Declaring that the play was “no dull recital intended to bring joy to none but a blue-nosed divine,” the paper went on to observe that Salisbury “makes his every word and action vibrant with actuality” and stated that “his low pitched resonant voice brings the person of the old missionary before the audience with uncanny perfection.”

Monrovia News, 8 February 1923.

The assessment of the Times, also on the 5th, was that “few changes have taken place in the production,” though the most important was the casting of Salisbury and it noted that “that he would bring a spirit of sincerity and devotion to the role was to be expected.” The story told by McGroarty was “handled with the reverence due” so that “Californians have ever loved it” while “tourists find in it the one thing they must see and know before leaving.” After complimenting the staging and supporting cast, the paper concluded that “on the whole, the play lives well up to the reputation of its eleven previous productions.”

The Pasadena Post from the same day offered that “none of the charm, the pathos or the fine religious fervor of the pageant-drama has been lost” with the revised play, stating that those who’d seen earlier productions “pronounced it good.” Salisbury “is fine” and was “possessed of a resonant voice, [which] he uses to good advantage in the several big moments of the play” so that “he was well received.”

As with other reviews, this one lauded the enhanced fiesta scene and added that “the Spanish songs and dances are as fascinating as ever. Given plaudits, as well, was Patia Power, recently divorced from Tyrone Power, Jr. and appearing again as Señora Josefa Yorba, whose “full, deep, rich voice is used with telling effect when she appears . . . in the concluding scene, [among] the ruined mission of San Juan Capistrano, and recounts the wrongs inflicted upon the missions and the mission-folk.” The paper ended by noting that Saturday evening’s crow was sparse, due to the weather, but felt that “the fine acting and sincere efforts of the players were deserving of better support.”

By the 7th, however, the Record reported that “the attendance is proving exceptionally large for the beginning of the season, while recording that Salisbury “has created a sensation” and was accounted “the best man who has yet appeared in the part” of Serra. Of the added singers, two were from the Metropolitan Opera Company in New York, while Roumalia Ena was a Hawaiian contralto and one of five musician sisters.

The Monrovia News of the 8th gushed that “the play is better than ever” while echoing the assertion of the Record about Salisbury leaving an indelible impression, adding that “it is unanimously agreed by all the old patrons of the Mission Play” that he was the best of the seven to play the featured part. In addition to the three new vocalists, the paper lauded dancer Juanita Ruiz, who came from Barcelona, and “is making a great hit with the audiences.” Finally, it reported,

Another noted addition to the cast is Tyrone Power, III. This is his first appearance on the stage. He is now twelve years old, and represents the third generation of great actors of his name.
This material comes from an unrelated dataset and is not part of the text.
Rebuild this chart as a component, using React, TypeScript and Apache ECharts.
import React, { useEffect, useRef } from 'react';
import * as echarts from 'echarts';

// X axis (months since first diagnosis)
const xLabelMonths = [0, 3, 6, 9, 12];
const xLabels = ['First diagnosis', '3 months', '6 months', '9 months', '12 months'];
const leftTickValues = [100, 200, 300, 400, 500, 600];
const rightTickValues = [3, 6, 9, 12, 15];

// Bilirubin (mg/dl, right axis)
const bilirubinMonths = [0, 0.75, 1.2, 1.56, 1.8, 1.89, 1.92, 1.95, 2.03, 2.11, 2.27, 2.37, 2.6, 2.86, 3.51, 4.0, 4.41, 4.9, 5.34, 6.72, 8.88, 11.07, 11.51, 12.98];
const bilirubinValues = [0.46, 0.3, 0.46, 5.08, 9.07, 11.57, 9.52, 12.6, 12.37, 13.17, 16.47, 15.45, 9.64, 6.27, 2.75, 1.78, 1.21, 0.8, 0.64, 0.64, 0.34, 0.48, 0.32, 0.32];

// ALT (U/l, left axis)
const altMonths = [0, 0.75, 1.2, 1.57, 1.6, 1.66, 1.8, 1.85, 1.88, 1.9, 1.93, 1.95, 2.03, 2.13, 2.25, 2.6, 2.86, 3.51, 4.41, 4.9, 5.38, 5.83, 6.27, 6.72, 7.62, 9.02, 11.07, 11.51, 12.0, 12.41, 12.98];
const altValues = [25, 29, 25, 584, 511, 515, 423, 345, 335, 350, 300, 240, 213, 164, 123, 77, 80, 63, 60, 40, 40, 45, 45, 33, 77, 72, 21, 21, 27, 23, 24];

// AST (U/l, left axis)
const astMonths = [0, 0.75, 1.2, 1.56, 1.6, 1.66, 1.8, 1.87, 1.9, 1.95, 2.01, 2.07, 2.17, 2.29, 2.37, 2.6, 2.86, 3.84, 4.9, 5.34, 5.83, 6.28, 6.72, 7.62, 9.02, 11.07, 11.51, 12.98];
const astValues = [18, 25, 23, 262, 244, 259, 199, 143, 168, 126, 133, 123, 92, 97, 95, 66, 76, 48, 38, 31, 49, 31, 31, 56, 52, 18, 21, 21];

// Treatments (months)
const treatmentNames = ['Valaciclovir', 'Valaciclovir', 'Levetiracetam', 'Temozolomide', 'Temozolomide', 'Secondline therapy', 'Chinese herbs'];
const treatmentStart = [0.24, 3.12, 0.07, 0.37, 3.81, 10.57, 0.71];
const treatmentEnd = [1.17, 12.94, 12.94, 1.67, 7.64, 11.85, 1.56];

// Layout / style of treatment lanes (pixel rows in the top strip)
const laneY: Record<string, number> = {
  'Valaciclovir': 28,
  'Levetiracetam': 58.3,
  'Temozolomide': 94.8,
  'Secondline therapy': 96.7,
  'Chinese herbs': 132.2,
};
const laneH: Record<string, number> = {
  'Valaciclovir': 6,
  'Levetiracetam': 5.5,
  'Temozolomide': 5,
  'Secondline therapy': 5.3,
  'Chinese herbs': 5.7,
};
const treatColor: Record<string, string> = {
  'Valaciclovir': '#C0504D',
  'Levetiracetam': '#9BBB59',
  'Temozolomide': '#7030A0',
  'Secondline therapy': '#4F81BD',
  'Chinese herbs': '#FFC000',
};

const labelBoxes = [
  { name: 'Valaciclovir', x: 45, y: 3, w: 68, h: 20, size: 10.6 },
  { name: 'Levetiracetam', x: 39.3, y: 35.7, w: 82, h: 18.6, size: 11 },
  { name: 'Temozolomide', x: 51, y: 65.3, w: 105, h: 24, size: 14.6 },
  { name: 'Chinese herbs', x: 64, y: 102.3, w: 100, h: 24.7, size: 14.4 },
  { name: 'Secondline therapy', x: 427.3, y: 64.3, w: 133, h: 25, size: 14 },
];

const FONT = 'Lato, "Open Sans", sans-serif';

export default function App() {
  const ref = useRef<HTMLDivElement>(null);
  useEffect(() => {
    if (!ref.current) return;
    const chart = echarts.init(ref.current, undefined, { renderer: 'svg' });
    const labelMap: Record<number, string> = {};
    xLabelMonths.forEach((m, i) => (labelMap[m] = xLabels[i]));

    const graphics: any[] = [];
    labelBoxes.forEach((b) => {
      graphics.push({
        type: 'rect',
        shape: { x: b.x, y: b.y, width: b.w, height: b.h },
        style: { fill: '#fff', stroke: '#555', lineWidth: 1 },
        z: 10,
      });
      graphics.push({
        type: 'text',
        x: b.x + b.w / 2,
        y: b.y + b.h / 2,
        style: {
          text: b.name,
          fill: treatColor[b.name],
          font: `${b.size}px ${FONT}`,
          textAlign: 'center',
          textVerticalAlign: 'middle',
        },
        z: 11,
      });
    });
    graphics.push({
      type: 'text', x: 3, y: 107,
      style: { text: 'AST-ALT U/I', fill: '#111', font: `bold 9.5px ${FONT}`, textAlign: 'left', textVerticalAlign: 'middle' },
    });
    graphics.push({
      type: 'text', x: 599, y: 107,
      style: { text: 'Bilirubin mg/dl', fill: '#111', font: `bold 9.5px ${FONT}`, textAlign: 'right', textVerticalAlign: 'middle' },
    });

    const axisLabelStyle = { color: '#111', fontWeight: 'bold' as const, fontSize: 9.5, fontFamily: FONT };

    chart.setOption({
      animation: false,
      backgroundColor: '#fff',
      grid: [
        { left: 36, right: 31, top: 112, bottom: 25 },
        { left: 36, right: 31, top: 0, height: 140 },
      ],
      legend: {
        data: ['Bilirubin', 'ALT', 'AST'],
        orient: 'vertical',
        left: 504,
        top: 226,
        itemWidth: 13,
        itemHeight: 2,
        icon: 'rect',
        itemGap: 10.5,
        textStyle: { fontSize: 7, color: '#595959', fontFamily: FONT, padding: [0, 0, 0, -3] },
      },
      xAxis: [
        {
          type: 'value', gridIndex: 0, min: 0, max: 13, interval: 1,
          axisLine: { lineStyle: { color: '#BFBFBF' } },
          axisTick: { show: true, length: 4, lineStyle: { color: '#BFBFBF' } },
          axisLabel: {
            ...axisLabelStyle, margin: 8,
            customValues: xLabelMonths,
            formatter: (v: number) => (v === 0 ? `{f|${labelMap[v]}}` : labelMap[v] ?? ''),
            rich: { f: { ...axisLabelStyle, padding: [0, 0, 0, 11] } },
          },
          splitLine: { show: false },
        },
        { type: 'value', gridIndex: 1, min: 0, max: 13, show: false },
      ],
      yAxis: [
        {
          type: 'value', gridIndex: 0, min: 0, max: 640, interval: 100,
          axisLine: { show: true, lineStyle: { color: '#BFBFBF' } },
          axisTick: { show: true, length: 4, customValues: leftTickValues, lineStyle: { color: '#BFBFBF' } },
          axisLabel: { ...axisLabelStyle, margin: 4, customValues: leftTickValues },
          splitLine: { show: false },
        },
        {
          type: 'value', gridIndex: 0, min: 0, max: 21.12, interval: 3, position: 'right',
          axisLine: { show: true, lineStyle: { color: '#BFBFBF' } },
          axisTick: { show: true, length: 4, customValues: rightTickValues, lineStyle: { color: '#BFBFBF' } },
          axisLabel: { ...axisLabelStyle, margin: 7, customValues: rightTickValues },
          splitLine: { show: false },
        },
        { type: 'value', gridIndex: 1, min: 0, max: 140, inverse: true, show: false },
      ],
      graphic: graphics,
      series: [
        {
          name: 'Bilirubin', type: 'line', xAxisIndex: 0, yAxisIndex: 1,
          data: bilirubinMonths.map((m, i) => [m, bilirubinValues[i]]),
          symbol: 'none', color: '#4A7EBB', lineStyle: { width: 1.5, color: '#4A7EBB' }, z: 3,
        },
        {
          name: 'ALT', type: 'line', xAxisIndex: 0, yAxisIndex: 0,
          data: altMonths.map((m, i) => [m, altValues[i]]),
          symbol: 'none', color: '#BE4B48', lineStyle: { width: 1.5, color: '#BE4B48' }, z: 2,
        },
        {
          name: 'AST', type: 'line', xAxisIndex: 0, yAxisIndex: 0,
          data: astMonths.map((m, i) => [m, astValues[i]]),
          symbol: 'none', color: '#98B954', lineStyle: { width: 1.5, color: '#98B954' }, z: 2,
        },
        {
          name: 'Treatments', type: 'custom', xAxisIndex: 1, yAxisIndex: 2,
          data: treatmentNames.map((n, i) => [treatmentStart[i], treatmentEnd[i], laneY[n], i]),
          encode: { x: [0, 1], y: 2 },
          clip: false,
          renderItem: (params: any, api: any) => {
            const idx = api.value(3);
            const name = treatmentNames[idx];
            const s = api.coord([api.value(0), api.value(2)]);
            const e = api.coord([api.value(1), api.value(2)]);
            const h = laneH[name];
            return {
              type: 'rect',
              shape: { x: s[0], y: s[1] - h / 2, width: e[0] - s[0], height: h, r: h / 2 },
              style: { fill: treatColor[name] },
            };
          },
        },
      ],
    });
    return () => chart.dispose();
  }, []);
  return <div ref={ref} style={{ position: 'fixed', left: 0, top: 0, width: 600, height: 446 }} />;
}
His grandfather, Tyrone Power, was one of the greatest actors of all time, and his father, Tyone Power, who once played the leading role in the Mission Play, is among the most famous of living actors.

The youngest Power, who was actually not yet nine years old, went on to become one of the great matinee idols of the latter part of the 1930s and into the 1940s.

The Mission Play continued to be performed to large and largely impressed audiences through the end of the 1920s, including in the new Playhouse, completed in 1927 and which still survives as a performing arts venue and which hosted a completely reconfigured version of the play in 2013. Walter P. Temple’s love of the play and his own romanticized approach to the decorative elements of his La Casa Nueva may very well have more in common than we think.

4 thoughts

  1. Thank you for this very informative article , my father played Pablo in the 2nd act of the play in the 1920’s and my uncle had a role in1918

  2. Hi Susana, it is good to know the names of Latinos and Native Americans who were part of the cast of the Mission Play. Thanks for that!